Ist die Arbeitsbescheinigung erteilt?
In jedem Falle sollten Sie zur Vermeidung von Rechtsnachteilen sofort nach Erhalt einer Kündigung mit dieser das JobCenter aufsuchen, auch, wenn der Arbeitgeber Sie auf diese Obliegenheit nicht hinweist.
Eine der Besonderheiten im Arbeitsgerichtsprozeß erster Instanz ist, daß, unabhängig vom Ergebnis, jede Partei immer die eigenen Kosten trägt und niemals die des Gegners (§ 12a ArbGG). Gerade, wenn Sie arbeitslos geworden sind, werden Sie häufig Bewilligung von Prozeßkostenhilfe beantragen können und müssen dann zunächst den eigenen Anwalt nicht zahlen.

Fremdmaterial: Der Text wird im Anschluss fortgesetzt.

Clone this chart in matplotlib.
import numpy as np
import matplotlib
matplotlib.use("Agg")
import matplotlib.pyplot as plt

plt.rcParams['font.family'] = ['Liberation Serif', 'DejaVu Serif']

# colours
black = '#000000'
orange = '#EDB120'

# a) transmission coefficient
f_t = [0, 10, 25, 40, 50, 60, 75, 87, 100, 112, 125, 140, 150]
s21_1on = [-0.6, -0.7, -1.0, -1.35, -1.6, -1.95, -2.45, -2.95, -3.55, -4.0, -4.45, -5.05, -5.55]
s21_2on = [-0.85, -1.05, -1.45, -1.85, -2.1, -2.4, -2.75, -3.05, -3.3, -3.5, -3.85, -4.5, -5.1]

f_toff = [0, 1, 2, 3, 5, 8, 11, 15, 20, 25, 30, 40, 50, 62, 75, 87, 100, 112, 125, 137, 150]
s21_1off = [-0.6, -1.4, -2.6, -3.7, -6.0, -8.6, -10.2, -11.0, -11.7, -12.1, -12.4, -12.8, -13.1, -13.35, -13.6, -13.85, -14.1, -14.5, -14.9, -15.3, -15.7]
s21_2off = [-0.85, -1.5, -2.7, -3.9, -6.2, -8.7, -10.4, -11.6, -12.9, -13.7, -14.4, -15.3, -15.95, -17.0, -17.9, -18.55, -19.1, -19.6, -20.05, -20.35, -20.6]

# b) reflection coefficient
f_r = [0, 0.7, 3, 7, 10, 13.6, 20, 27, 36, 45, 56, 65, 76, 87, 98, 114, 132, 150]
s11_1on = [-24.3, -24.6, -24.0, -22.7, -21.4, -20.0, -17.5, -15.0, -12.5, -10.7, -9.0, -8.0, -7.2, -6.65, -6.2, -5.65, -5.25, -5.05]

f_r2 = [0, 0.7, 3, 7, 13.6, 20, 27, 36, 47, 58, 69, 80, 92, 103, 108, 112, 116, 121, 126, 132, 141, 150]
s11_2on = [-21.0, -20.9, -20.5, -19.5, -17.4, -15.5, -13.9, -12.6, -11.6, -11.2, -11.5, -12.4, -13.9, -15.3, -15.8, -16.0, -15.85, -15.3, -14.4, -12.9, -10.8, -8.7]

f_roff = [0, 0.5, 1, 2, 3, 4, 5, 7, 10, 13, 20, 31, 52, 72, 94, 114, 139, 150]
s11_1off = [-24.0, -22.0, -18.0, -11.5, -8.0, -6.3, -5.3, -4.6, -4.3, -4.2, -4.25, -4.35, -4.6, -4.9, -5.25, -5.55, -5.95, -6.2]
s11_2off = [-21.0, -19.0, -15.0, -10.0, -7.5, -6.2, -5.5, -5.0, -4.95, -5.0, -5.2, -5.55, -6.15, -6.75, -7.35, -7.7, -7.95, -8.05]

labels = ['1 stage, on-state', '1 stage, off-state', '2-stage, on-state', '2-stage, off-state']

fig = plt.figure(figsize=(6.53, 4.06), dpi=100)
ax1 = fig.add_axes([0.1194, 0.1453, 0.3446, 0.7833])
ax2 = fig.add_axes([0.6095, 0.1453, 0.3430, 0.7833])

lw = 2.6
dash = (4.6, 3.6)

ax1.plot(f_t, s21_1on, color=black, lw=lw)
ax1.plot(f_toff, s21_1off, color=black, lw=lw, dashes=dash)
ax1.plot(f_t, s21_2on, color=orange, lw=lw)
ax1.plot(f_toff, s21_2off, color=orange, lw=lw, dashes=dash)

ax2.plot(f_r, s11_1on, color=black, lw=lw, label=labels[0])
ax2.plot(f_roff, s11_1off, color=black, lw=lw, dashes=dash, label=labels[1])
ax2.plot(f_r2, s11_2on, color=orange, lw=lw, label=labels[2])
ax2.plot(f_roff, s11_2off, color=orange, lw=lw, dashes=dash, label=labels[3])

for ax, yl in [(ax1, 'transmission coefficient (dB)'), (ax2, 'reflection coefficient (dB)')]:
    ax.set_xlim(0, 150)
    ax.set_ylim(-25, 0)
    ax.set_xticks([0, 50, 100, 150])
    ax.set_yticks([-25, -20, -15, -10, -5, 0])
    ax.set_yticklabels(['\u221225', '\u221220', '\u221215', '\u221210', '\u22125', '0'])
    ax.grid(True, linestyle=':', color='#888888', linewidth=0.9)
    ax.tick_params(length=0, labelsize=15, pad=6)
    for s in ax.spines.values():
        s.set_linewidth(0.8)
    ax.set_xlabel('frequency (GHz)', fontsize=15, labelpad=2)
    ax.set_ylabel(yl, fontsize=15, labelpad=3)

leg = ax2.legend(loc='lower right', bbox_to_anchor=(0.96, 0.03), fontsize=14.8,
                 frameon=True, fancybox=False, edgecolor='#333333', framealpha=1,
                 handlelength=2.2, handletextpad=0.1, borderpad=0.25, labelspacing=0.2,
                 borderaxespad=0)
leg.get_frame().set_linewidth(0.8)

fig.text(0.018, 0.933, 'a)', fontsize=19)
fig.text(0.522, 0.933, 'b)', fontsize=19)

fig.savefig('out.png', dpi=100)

Ist, auch ohne vorangegangenen Kündigungsschutzprozeß, Ihr Arbeitszeugnis korrekt? Haben Sie "stets zu unserer vollsten Zufriedenheit" gearbeitet oder "sich stets mit Fleiß und Eifer bemüht, die Ihnen übertragenen Aufgaben zu erledigen"? Arbeitszeugnisse enthalten Code, der nur für Eingeweihte verständlich ist. Wenn Sie die Formulierungen in Ihrem Zeugnis nicht hundertprozentig verstehen, legen Sie es mir vor; zügig, auch hier gelten häufig kurze Ausschlußfristen.
20.03.2012: In einer Grundsatzentscheidung stellt das Bundesarbeitsgericht fest, daß unterschiedlich lange Urlaubszeiten als diskriminierend unwirksam sind, wenn die unterschiedliche Urlaubslänge nur vom Lebensalter abhängt. Staffelungen nach Betriebszugehörigkeit bleiben zulässig. Enthält ihr Arbeitsvertrag dagegen eine altersbedingte Staffelung, häufig ist jung 24 oder 26 Tage, ab etwa Alter 40 jährlich 30 Tage Jahresurlaub, haben Sie ab sofort Anspruch auf den längsten Urlaub. Die Minderurlaube der Vergangenheit, abgesehen vom letzten Jahr, dürften allerdings verfallen sein.